Saturday, August 13, 2011

Bill Gross and the US National Debt

William Gross, one of the richest and best known American stamp collectors and a major named donor to the Smithsonian National Postal Museum, wrote a very important OP-ED piece in the Washington Post three days ago.  His concluding paragraphs:

It is not the debt, however, but the lack of global aggregate demand that is at the heart of the crisis. As the entire world strives to put its own people to work before other nations do, policymakers constructively lower interest rates and delay sovereign, corporate and household defaults to provide breathing room. Fiscally, however, an anti-Keynesian, budget-balancing immediacy imparts a constrictive noose around whatever demand remains alive and kicking. Washington hassles over debt ceilings instead of job creation in the mistaken belief that a balanced budget will produce a balanced economy. It will not.

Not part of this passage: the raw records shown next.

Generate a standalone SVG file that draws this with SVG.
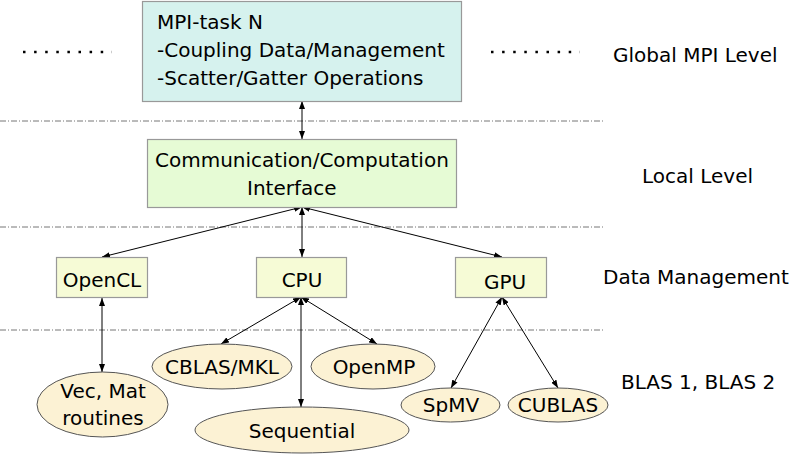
<svg xmlns="http://www.w3.org/2000/svg" width="793" height="454" viewBox="0 0 793 454">
<defs>
<marker id="ah" markerWidth="8" markerHeight="6" refX="8" refY="3" orient="auto-start-reverse" markerUnits="userSpaceOnUse"><path d="M0,0 L8,3 L0,6 Z" fill="#000"/></marker>
<style>
text{font-family:"DejaVu Sans","Liberation Sans",sans-serif;font-size:20px;fill:#000}
.sep{stroke:#777;stroke-width:1;stroke-dasharray:6,2,1,2;fill:none}
.dots{stroke:#000;stroke-width:2.5;stroke-dasharray:2.5,8.6;fill:none}
.box{stroke:#999;stroke-width:1.2}
.ell{fill:#fcf2d4;stroke:#555;stroke-width:1}
.con line{stroke:#000;stroke-width:1;marker-start:url(#ah);marker-end:url(#ah)}
</style>
</defs>
<rect width="793" height="454" fill="#fff"/>
<g id="separators">
<line class="sep" x1="0" y1="121" x2="603" y2="121"/>
<line class="sep" x1="0" y1="227" x2="603" y2="227"/>
<line class="sep" x1="0" y1="330" x2="603" y2="330"/>
<line class="dots" x1="23" y1="52" x2="112" y2="52"/>
<line class="dots" x1="491" y1="52" x2="580" y2="52"/>
</g>
<g id="levels">
<text x="613" y="62">Global MPI Level</text>
<text x="642" y="183">Local Level</text>
<text x="603" y="284">Data Management</text>
<text x="621" y="389">BLAS 1, BLAS 2</text>
</g>
<g class="con" id="connectors">
<line x1="302" y1="101" x2="302" y2="139"/>
<line x1="302" y1="207" x2="102" y2="257"/>
<line x1="302" y1="207" x2="302" y2="257"/>
<line x1="302" y1="207" x2="502" y2="257"/>
<line x1="102" y1="298" x2="102" y2="372"/>
<line x1="301" y1="297" x2="221" y2="344"/>
<line x1="301" y1="297" x2="301" y2="407"/>
<line x1="301" y1="297" x2="377" y2="344"/>
<line x1="502" y1="297" x2="451" y2="388"/>
<line x1="502" y1="297" x2="558" y2="388"/>
</g>
<g id="mpi">
<rect class="box" x="142.5" y="1.5" width="319" height="100" fill="#d6f2ee"/>
<text x="157" y="29">MPI-task N</text>
<text x="157" y="57">-Coupling Data/Management</text>
<text x="157" y="85">-Scatter/Gatter Operations</text>
</g>
<g id="comm">
<rect class="box" x="147.5" y="139.5" width="309" height="68" fill="#e6fbd5"/>
<text x="155" y="167">Communication/Computation</text>
<text x="247" y="195">Interface</text>
</g>
<g id="opencl">
<rect class="box" x="56.5" y="257.5" width="91" height="40" fill="#f6fbd6"/>
<text x="102" y="287" text-anchor="middle">OpenCL</text>
</g>
<g id="cpu">
<rect class="box" x="256.5" y="257.5" width="90" height="40" fill="#f6fbd6"/>
<text x="302" y="287" text-anchor="middle">CPU</text>
</g>
<g id="gpu">
<rect class="box" x="455.5" y="257.5" width="91" height="40" fill="#f6fbd6"/>
<text x="505" y="289" text-anchor="middle">GPU</text>
</g>
<g id="vecmat">
<ellipse class="ell" cx="102.5" cy="404.5" rx="65.5" ry="32.5"/>
<text x="103" y="398" text-anchor="middle">Vec, Mat</text>
<text x="103" y="425" text-anchor="middle">routines</text>
</g>
<g id="cblas">
<ellipse class="ell" cx="222" cy="366.5" rx="70" ry="22.5"/>
<text x="222" y="374" text-anchor="middle">CBLAS/MKL</text>
</g>
<g id="openmp">
<ellipse class="ell" cx="373" cy="366.5" rx="62" ry="22.5"/>
<text x="374" y="374" text-anchor="middle">OpenMP</text>
</g>
<g id="sequential">
<ellipse class="ell" cx="302" cy="430" rx="107" ry="23"/>
<text x="302" y="438" text-anchor="middle">Sequential</text>
</g>
<g id="spmv">
<ellipse class="ell" cx="450.5" cy="405" rx="49.5" ry="17"/>
<text x="451" y="412" text-anchor="middle">SpMV</text>
</g>
<g id="cublas">
<ellipse class="ell" cx="558" cy="405" rx="50" ry="17"/>
<text x="558" y="412" text-anchor="middle">CUBLAS</text>
</g>
</svg>
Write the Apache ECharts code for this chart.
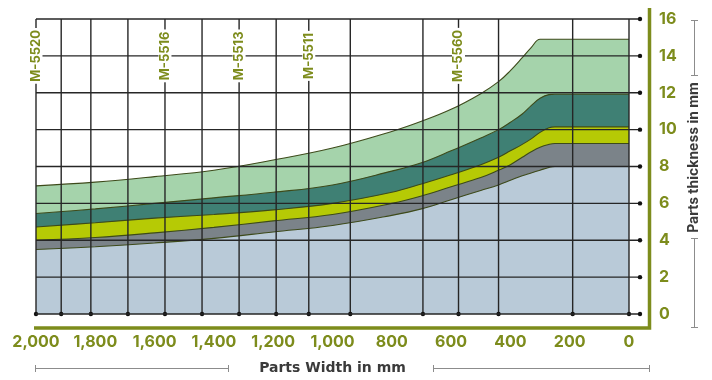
<!DOCTYPE html>
<html>
<head>
<meta charset="utf-8">
<script src="https://cdn.jsdelivr.net/npm/echarts@6/dist/echarts.min.js"></script>
<style>
html,body{margin:0;padding:0;background:#fff;}
#c{width:712px;height:380px;}
</style>
</head>
<body>
<div id="c"></div>
<script>
// ---- data ----
const widths = [2000, 1800, 1600, 1400, 1200, 1000, 800, 700, 600, 500, 440, 400, 360, 330, 300, 270, 250, 0];
const greenTop  = [6.95, 7.15, 7.45, 7.8, 8.35, 9.0, 9.9, 10.45, 11.1, 11.95, 12.6, 13.2, 13.9, 14.45, 14.9, 14.9, 14.9, 14.9];
const tealTop   = [5.45, 5.7, 6.0, 6.3, 6.6, 7.0, 7.75, 8.2, 8.85, 9.55, 10.0, 10.4, 10.85, 11.3, 11.7, 11.9, 11.92, 11.92];
const yellowTop = [4.72, 4.95, 5.2, 5.4, 5.65, 6.0, 6.6, 7.05, 7.55, 8.1, 8.5, 8.85, 9.2, 9.5, 9.85, 10.1, 10.15, 10.15];
const grayTop   = [4.0, 4.15, 4.4, 4.7, 5.05, 5.4, 6.0, 6.4, 6.9, 7.4, 7.8, 8.1, 8.5, 8.8, 9.05, 9.2, 9.25, 9.25];
const blueTop   = [3.5, 3.65, 3.85, 4.1, 4.45, 4.8, 5.35, 5.7, 6.2, 6.7, 7.0, 7.25, 7.5, 7.65, 7.8, 7.95, 8.0, 8.0];
const gridWidths = [2000, 1915, 1815, 1690, 1565, 1440, 1315, 1190, 1080, 940, 695, 575, 440, 190, 0];
const thickTicks = [0, 2, 4, 6, 8, 10, 12, 14, 16];
const machineNames = ['M-5520', 'M-5516', 'M-5513', 'M-5511', 'M-5560'];
const machineWidths = [2000, 1565, 1315, 1080, 575];
const machineLabelAt = 14;
const xName = 'Parts Width in mm';
const yName = 'Parts thickness in mm';

// ---- styles ----
const OLIVE = '#7d8c1c';
const FONT = 'Inter, "DejaVu Sans", sans-serif';
const NAMEFONT = '"DejaVu Sans", sans-serif';
const OUTLINE = '#3d4a1a';
const GRID = '#262626';
const BR = '#8c8c8c';

const chart = echarts.init(document.getElementById('c'), null, {renderer: 'canvas'});

function areaSeries(name, vals, color) {
  return {
    name: name, type: 'line', data: widths.map((w, i) => [w, vals[i]]),
    smooth: 0.4, symbol: 'none', silent: true,
    lineStyle: {color: OUTLINE, width: 1.1},
    areaStyle: {color: color, opacity: 1},
    z: 2
  };
}

function seg(x1, y1, x2, y2) {
  return {type: 'line', shape: {x1: x1, y1: y1, x2: x2, y2: y2}, style: {stroke: BR, lineWidth: 1}};
}

const option = {
  animation: false,
  backgroundColor: '#fff',
  grid: {left: 36, right: 83, top: 19, bottom: 64},
  xAxis: {
    type: 'value', inverse: true, min: 0, max: 2000, interval: 200,
    axisLine: {show: false}, axisTick: {show: false}, splitLine: {show: false},
    axisLabel: {
      color: OLIVE, fontWeight: 'bold', fontSize: 16, fontFamily: FONT, margin: 20,
      formatter: v => v.toLocaleString('en-US')
    },
    name: xName, nameLocation: 'middle', nameGap: 47,
    nameTextStyle: {color: '#3a3a3a', fontWeight: 'bold', fontSize: 14, fontFamily: NAMEFONT}
  },
  yAxis: {
    type: 'value', position: 'right', min: 0, max: 16, interval: 2,
    axisLine: {show: false}, axisTick: {show: false}, splitLine: {show: false},
    axisLabel: {color: OLIVE, fontWeight: 'bold', fontSize: 16, fontFamily: FONT, margin: 30, align: 'left'}
  },
  graphic: [
    {type: 'polyline', shape: {points: [[34, 328], [649.5, 328], [649.5, 8]]},
     style: {stroke: OLIVE, lineWidth: 3.5, fill: null}, z: 10},
    {type: 'text', x: 694, y: 157.5, rotation: Math.PI / 2, z: 10,
     style: {text: yName, fill: '#3a3a3a', font: 'bold 14px ' + FONT, align: 'center', verticalAlign: 'middle'}},
    {type: 'group', z: 10, children: [
      seg(35, 368.5, 228, 368.5), seg(35.5, 365, 35.5, 372), seg(228.5, 365, 228.5, 372),
      seg(433, 368.5, 649, 368.5), seg(433.5, 365, 433.5, 372), seg(649.5, 365, 649.5, 372),
      seg(694.5, 20, 694.5, 76), seg(691, 20.5, 698, 20.5), seg(691, 75.5, 698, 75.5),
      seg(694.5, 238, 694.5, 328), seg(691, 238.5, 698, 238.5), seg(691, 327.5, 698, 327.5)
    ]}
  ],
  series: [
    areaSeries('M-5560', greenTop, '#a5d3ab'),
    areaSeries('M-5516', tealTop, '#3f8074'),
    areaSeries('M-5513', yellowTop, '#b6ca05'),
    areaSeries('M-5511', grayTop, '#7b8389'),
    areaSeries('M-5520', blueTop, '#b9cad8'),
    {
      type: 'custom', z: 5, silent: true,
      data: gridWidths.map(w => [w, 0]),
      renderItem: function (params, api) {
        const w = api.value(0);
        const p0 = api.coord([w, 0]);
        const p1 = api.coord([w, 16]);
        return {type: 'group', children: [
          {type: 'line', shape: {x1: p0[0], y1: p0[1], x2: p1[0], y2: p1[1]}, style: {stroke: GRID, lineWidth: 1.4}},
          {type: 'circle', shape: {cx: p0[0], cy: p0[1], r: 2.2}, style: {fill: '#111'}}
        ]};
      }
    },
    {
      type: 'custom', z: 5, silent: true,
      data: thickTicks.map(t => [0, t]),
      renderItem: function (params, api) {
        const t = api.value(1);
        const p0 = api.coord([2000, t]);
        const p1 = api.coord([0, t]);
        return {type: 'group', children: [
          {type: 'line', shape: {x1: p0[0], y1: p0[1], x2: p1[0] + 11, y2: p1[1]}, style: {stroke: GRID, lineWidth: 1.4}},
          {type: 'circle', shape: {cx: p1[0] + 11, cy: p1[1], r: 2.2}, style: {fill: '#111'}}
        ]};
      }
    },
    {
      type: 'custom', z: 8, silent: true,
      data: machineWidths.map((w, i) => [w, machineLabelAt, i]),
      renderItem: function (params, api) {
        const p = api.coord([api.value(0), api.value(1)]);
        return {
          type: 'text', x: p[0], y: p[1], rotation: Math.PI / 2,
          style: {
            text: machineNames[api.value(2)], fill: OLIVE,
            font: 'bold 13px ' + FONT, align: 'center', verticalAlign: 'middle',
            backgroundColor: '#fff', padding: [0, 2]
          }
        };
      }
    }
  ]
};
chart.setOption(option);
</script>
</body>
</html>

The president and Congress must recognize that an AA-plus country, to remain AA-plus, must focus on growth, not debt reduction, in the short term. We have a debt problem — but primarily a crisis of aggregate demand. A 21st-century Keynes would have recognized this and sounded the alarm, pointing out that policymakers from a fiscal perspective are pointing us toward recession and the destructive 1930s instead of a low-growth but still breathing U.S. economy of the 21st century.

The head of the world's largest bond fund puts the debt in its proper place.  All of our lawmakers should read his piece in the Washington Post.